Total and permanent disability recipients must also be considered. These Australians, through no fault of their own, are no longer able to work, and their superannuation is not an abstract investment; it's a lifeline. Any change that increases volatility, reduces predictability or complicates access carries real human consequence. Tax policy cannot be designed in isolation from lived reality. When retirement income settings are destabilised, confidence in the entire system is eroded. The government points to increases in the low-income superannuation tax offset as evidence of balance. Any measure that supports low-income earners building retirement savings is of course welcome, but let us be honest about scale and timing.

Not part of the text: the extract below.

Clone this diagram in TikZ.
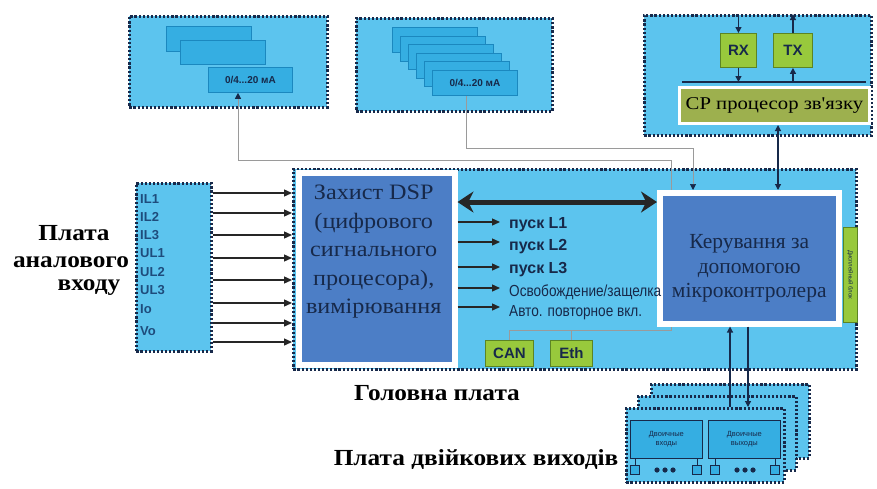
\documentclass[tikz,border=0pt]{standalone}
\usepackage{fontspec}
\setmainfont{Liberation Serif}
\newfontfamily\sansfont{Liberation Sans}
\newfontfamily\narrowfont[FakeStretch=0.85]{Liberation Sans}
\newfontfamily\wideserif[FakeStretch=1.1]{Liberation Serif}
\newfontfamily\cpfont[FakeStretch=1.15]{Liberation Serif}
\usetikzlibrary{arrows.meta}

\definecolor{skyfill}{HTML}{5CC4EE}
\definecolor{chipfill}{HTML}{35AEE2}
\definecolor{chipedge}{HTML}{1B88BF}
\definecolor{inkblue}{HTML}{17294A}
\definecolor{steelfill}{HTML}{4C7EC6}
\definecolor{leaffill}{HTML}{98C93C}
\definecolor{leafedge}{HTML}{5C8424}
\definecolor{olivefill}{HTML}{9DB04E}
\definecolor{wiregrey}{HTML}{9A9A9A}
\definecolor{labelblue}{HTML}{1E4C7C}

\begin{document}
\begin{tikzpicture}[x=1pt,y=-1pt,
  every node/.style={inner sep=0pt},
  board/.style={draw=inkblue, fill=skyfill, line width=2.6pt,
    dash pattern=on 2.2pt off 1.9pt, anchor=north west},
  chip/.style={draw=chipedge, fill=chipfill, line width=0.8pt, anchor=north west,
    font=\sansfont\bfseries\fontsize{10}{10}\selectfont, text=inkblue},
  core/.style={draw=white, fill=steelfill, line width=5.5pt, anchor=north west},
  coretext/.style={text=inkblue, align=center},
  greenbox/.style={draw=leafedge, fill=leaffill, line width=0.9pt, anchor=north west,
    font=\sansfont\bfseries\fontsize{15}{15}\selectfont, text=inkblue},
  title/.style={font=\wideserif\bfseries\fontsize{23}{23}\selectfont, text=black},
  chanlab/.style={anchor=west, font=\sansfont\bfseries\fontsize{13}{13}\selectfont, text=labelblue},
  boldlab/.style={anchor=west, inner xsep=9pt, font=\sansfont\bfseries\fontsize{16}{16}\selectfont, text=inkblue},
  thinlab/.style={anchor=west, inner xsep=9pt, font=\narrowfont\fontsize{16}{16}\selectfont, text=inkblue},
  sig/.style={draw=inkblue, line width=1.2pt},
  tip/.style={-{Triangle[length=6pt,width=6pt]}},
  inarrow/.style={draw=black!85, line width=1.3pt, -{Triangle[length=8pt,width=7pt]}},
  wire/.style={draw=wiregrey, line width=0.7pt},
  tinybox/.style={draw=inkblue, fill=chipfill, line width=0.7pt, anchor=north west,
    font=\sansfont\fontsize{7.5}{8.5}\selectfont, text=inkblue, align=center},
  pad/.style={draw=inkblue, fill=chipfill, line width=0.6pt, anchor=north west,
    minimum width=9pt, minimum height=9pt}
]
\useasboundingbox (0,0) rectangle (877,488);
\fill[white] (0,0) rectangle (877,488);

% ---------- analog output board 1 ----------
\node[board, minimum width=198pt, minimum height=91pt] (ao1) at (128,15) {};
\node[chip, minimum width=85pt, minimum height=25pt] (c11) at (166,26) {};
\node[chip, minimum width=85pt, minimum height=24pt] (c12) at (180,40) {};
\node[chip, minimum width=84pt, minimum height=25pt] (c13) at (208,67) {0/4...20 мА};

% ---------- analog output board 2 ----------
\node[board, minimum width=196pt, minimum height=93pt] (ao2) at (355,17) {};
\foreach \i in {0,...,4}
  \node[chip, minimum width=85pt, minimum height=25pt] (c2\i) at (392+8*\i,27+8.6*\i) {};
\node[chip, minimum width=85pt, minimum height=25pt] (c25) at (432,70) {0/4...20 мА};

% ---------- communication board ----------
\node[board, minimum width=227pt, minimum height=120pt] (cm) at (643,14) {};
\node[greenbox, minimum width=36pt, minimum height=34pt] (rx) at (720,33) {RX};
\node[greenbox, minimum width=39pt, minimum height=34pt] (tx) at (773,33) {TX};
\coordinate (busw) at (682,82);
\coordinate (buse) at (866,82);
\draw[sig] (busw) -- (buse);
\node[draw=white, fill=olivefill, line width=3pt, anchor=north west,
  minimum width=190pt, minimum height=36pt,
  font=\cpfont\fontsize{18}{18}\selectfont, text=black] (cp) at (678,86) {CP процесор зв'язку};
\draw[sig, tip] (rx.north |- cm.north) -- (rx.north);
\draw[sig, tip] (rx.south) -- (rx.south |- busw);
\draw[sig, tip] (tx.south |- busw) -- (tx.south);
\draw[sig, tip] (tx.north) -- (tx.north |- cm.north);

% ---------- analog input board ----------
\node[board, minimum width=75pt, minimum height=168pt] (ain) at (135,182) {};
\node[chanlab] (il1) at (140,199) {IL1};
\node[chanlab] (il2) at (140,217) {IL2};
\node[chanlab] (il3) at (140,235) {IL3};
\node[chanlab] (ul1) at (140,253) {UL1};
\node[chanlab] (ul2) at (140,272) {UL2};
\node[chanlab] (ul3) at (140,290) {UL3};
\node[chanlab] (io) at (140,309) {Io};
\node[chanlab] (vo) at (140,331) {Vo};

% ---------- main board ----------
\node[board, minimum width=563pt, minimum height=200pt] (mp) at (292,168) {};

% interface wires run behind the processor blocks
\node[greenbox, minimum width=48pt, minimum height=26pt] (can) at (485,340) {CAN};
\node[greenbox, minimum width=42pt, minimum height=26pt] (eth) at (550,340) {Eth};
\coordinate (wa) at (671,160);
\coordinate (wb) at (671,330);
\draw[wire, {Triangle[length=6pt,width=6pt,color=inkblue]}-]
  (c13.south -| 238,0) |- (wa) -- (wb) -| (can.north);
\draw[wire] (eth.north) -- (eth.north |- wb);

\node[core, minimum width=156pt, minimum height=192pt] (dsp) at (296,170) {};
\node[coretext, anchor=north, font=\wideserif\fontsize{22}{28.5}\selectfont] (dspt)
  at ([xshift=-3pt,yshift=-15pt]dsp.north)
  {Захист DSP\\(цифрового\\сигнального\\процесора),\\вимірювання};
\node[core, minimum width=179pt, minimum height=131pt] (mc) at (657,190) {};
\node[coretext, font=\fontsize{21.5}{24.5}\selectfont] (mct)
  at ([yshift=-10pt]mc.center) {Керування за\\допомогою\\мікроконтролера};
\node[draw=leafedge, fill=leaffill, line width=0.6pt, anchor=north west,
  minimum width=14pt, minimum height=95pt] (strip) at (843,227) {};
\node[rotate=-90, font=\sansfont\fontsize{6}{6}\selectfont, text=inkblue] (stript)
  at (strip.center) {Дисплейный блок};

\foreach \y in {193,213,235,258,280,303,323,342}
  \draw[inarrow] (ain.east |- 0,\y) -- (mp.west |- 0,\y);

\draw[draw=black!85, line width=5pt,
  {Stealth[length=16pt,width=21pt]}-{Stealth[length=16pt,width=21pt]}]
  (dsp.east |- 0,202) -- (mc.west |- 0,202);

\node[boldlab] (l1) at (500,225) {пуск L1};
\node[boldlab] (l2) at (500,247) {пуск L2};
\node[boldlab] (l3) at (500,270) {пуск L3};
\node[thinlab] (l4) at (500,292) {Освобождение/защелка};
\node[thinlab] (l5) at (500,313) {Авто. повторное вкл.};
\draw[inarrow] (dsp.east |- 0,222) -- (l1.west |- 0,222);
\draw[inarrow] (dsp.east |- 0,242) -- (l2.west |- 0,242);
\draw[inarrow] (dsp.east |- 0,267) -- (l3.west |- 0,267);
\draw[inarrow] (dsp.east |- 0,288) -- (l4.west |- 0,288);
\draw[inarrow] (dsp.east |- 0,307) -- (l5.west |- 0,307);

% ---------- links into the controller ----------
\coordinate (wc) at (693,148);
\draw[wire, -{Triangle[length=6pt,width=6pt,color=inkblue]}]
  (c25.south -| 466,0) |- (wc) -- (mc.north -| wc);
\draw[sig, {Triangle[length=6pt,width=6pt]}-{Triangle[length=6pt,width=6pt]}]
  (cp.south -| 778,0) -- (mc.north -| 778,0);

% ---------- binary I/O boards ----------
\node[board, minimum width=158pt, minimum height=74pt] (bb3) at (650,383) {};
\node[board, minimum width=158pt, minimum height=74pt] (bb2) at (637,395) {};
\node[board, minimum width=158pt, minimum height=74pt] (bb1) at (625,407) {};
\node[tinybox, minimum width=72pt, minimum height=38pt] (bi) at (630,420) {Двоичные\\входы};
\node[tinybox, minimum width=72pt, minimum height=38pt] (bo) at (708,420) {Двоичные\\выходы};
\node[pad] (s1) at (630,465) {};
\node[pad] (s2) at (692,465) {};
\node[pad] (s3) at (710,465) {};
\node[pad] (s4) at (770,465) {};
\foreach \s in {s1,s2} \draw[inkblue, line width=0.6pt] (\s.north) -- (\s.north |- bi.south);
\foreach \s in {s3,s4} \draw[inkblue, line width=0.6pt] (\s.north) -- (\s.north |- bo.south);
\foreach \x in {657,665,673,737,745,753} \fill[inkblue] (\x,470) circle (2.6pt);

\draw[sig, {Triangle[length=6pt,width=6pt]}-] (mc.south -| 730,0) -- (bb1.north -| 730,0);
\draw[sig, tip] (mc.south -| 748,0) -- (bb1.north -| 748,0);

% ---------- board captions ----------
\node[title] (tin1) at (74,233) {Плата};
\node[title] (tin2) at (71,262) {аналового};
\node[title] (tin3) at (89,288) {входу};
\node[title] (tmain) at (437,393) {Головна плата};
\node[title] (tbin) at (476,460) {Плата двійкових виходів};
\end{tikzpicture}
\end{document}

The low-income superannuation tax offset adjustments do not lower grocery bills today. They do not ease mortgage repayments today. They do not reduce electricity costs today or tomorrow. Australians are facing immediate cost-of-living pressures now. A future offset adjustment in superannuation does little to relieve those stresses now. If the government is serious about helping households, it must tackle inflation now for everyone, for every single Australian. Inflation impacts your everyday spending because you get less in your shopping basket every time inflation ticks up. The government must tackle inflation at its source, not reshuffle offsets with the retirement income system.

This proposal should not be viewed in isolation. It's about enabling more spending. That's what it's about. It's about pouring more debt petrol on the inflation fire. When spending accelerates without structural reform, governments reach the limits of conventional revenue sources. They test new boundaries: thresholds left unindexed, new bases for taxation, new definitions of income. Today, it is superannuation balances above $3 million. Tomorrow? Who knows. It could be another threshold, another definition, another asset class. Is the family home next? Will Labor tax your family home when they run out of money to spend? That's a question that all Australians should be asking, because it's a slippery slope with this government. Once the principle of taxing unrealised gains is entertained, it does not remain neatly contained.

Australians deserve clarity with their investments and for their future, especially young Australians. As the shadow minister for youth, I stand up for young Australians and I say: 'Watch this government. They are coming after your money. And not just now, but into the future.' Or is it the opening chapter of a high-tax, high-spending approach to governing? What about revenue raising? It's like parking tickets and the local council, isn't it? 'Let's raise some revenue. How can we tax our constituency?' This debate, this proposal, this retreat under pressure is what life under a Labor government looks like into the future. Have a look into the crystal ball.

The coalition will always stand for a tax system grounded in principle, for retirement savings that are stable and predictable, for fiscal discipline that protects future generations rather than quietly taxing them. We forced this government to retreat once, and we will continue to hold them to account for the sake of retirees, for the sake of small businesses and especially for the sake of young Australians. Those opposite say they support our young Aussies, but the truth is that their future savings are at risk of being stolen by this big-spending, big-taxing Labor government.